Hawk Dove
The most classic game (and Maynard Smith's starting point) is the Hawk Dove game. The game was conceived to analyse the animal contest problem highlighted by Lorenz and Tinbergen. It is a contest over a sharable resource, say some food. The contestants can be either Hawk or Dove… this is not two separate species of bird; it is ONE species with two different types of strategy in the same species (two different morphs). The term Hawk Dove was coined by Maynard Smith because he did his work during the Vietnam War when political views fell into one of these two camps. The strategy of the Hawk (a fighter strategy) is to first display aggression, then escalate into a fight till he either wins or else is injured. The strategy of the Dove (fight avoider) is to first display aggression but if when faced with major escalation by an opponent will run for safety.
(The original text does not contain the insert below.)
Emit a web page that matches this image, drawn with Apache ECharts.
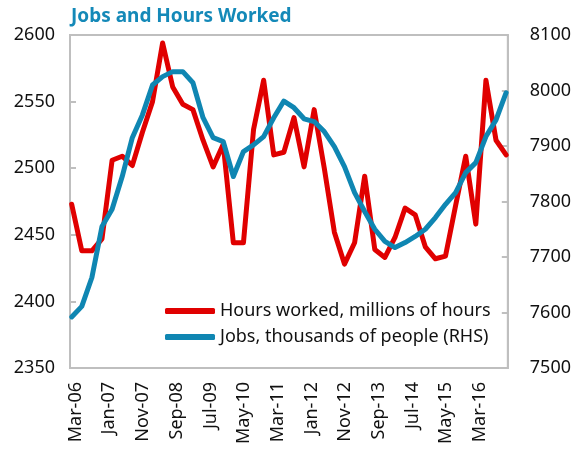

If not faced with this level of escalation the Dove will attempt to share the resource.
meets Hawk | meets Dove | |
if Hawk | V/2-C/2 | V |
if Dove | 0 | V/2 |
Given that the resource is given the value V, the damage from losing a fight is given cost C:
- If a Hawk meets a Dove he gets the full resource V to himself
- If a Hawk meets a Hawk – half the time he wins, half the time he loses…so his average outcome is then V/2 minus C/2..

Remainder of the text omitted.